Where are you writing from today?
My writing room in North London. We just moved into this house and I’ve commandeered the top floor and painted the floors pink. It’s my happy place.
What excites you about judging the 2021 Sunday Times / Charlotte Aitken Trust Young Writer of the Year Award?
It’s a privilege to read the work of a new generation of novelists, biographers, nature writers, and poets. Their stories, preoccupations, obsessions, anxieties, and joys are a reflection of how we live, and want to live, in today’s world.
What interests you about new writing?
It is diverse in every possible way – genre, politics, writing style. There’s a polyphony that is delightful and joyous.
What are you hoping for in the submissions this year, and what are you looking for in an emerging writer?
I want a writer to make me care. I want the stakes to be high, for the writer to show me their ambition. I want to go on a journey – and if the writing is good, I will follow a writer anywhere.
Why is it important that we support new voices, at this point in time in particular?
We’re at a moment in history where everything feels tenuous and fragile – even the very ground we stand on is under threat. It is more important than ever to support a new generation of writers, so that they may go out into the world and chronicle what is about to happen.
What are you reading at the moment and what do you like about it?

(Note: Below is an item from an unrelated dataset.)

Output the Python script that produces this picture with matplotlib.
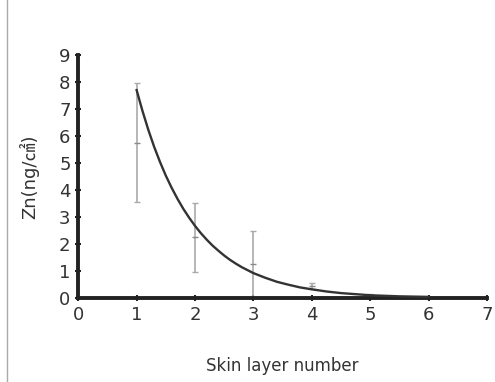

I’m reading, and loving, Monica Ali’s new book, Love Marriage – her best work yet.
Tahmima Anam is an award-winning novelist, short story writer, and anthropologist. She is a fellow of the Royal Society of Literature, a Granta Best Young British Novelist, and winner of an O Henry Prize and a Commonwealth Writers Prize. Her work has been published in Granta, The New York Times, and The Guardian. She was born in Dhaka, Bangladesh and lives in London.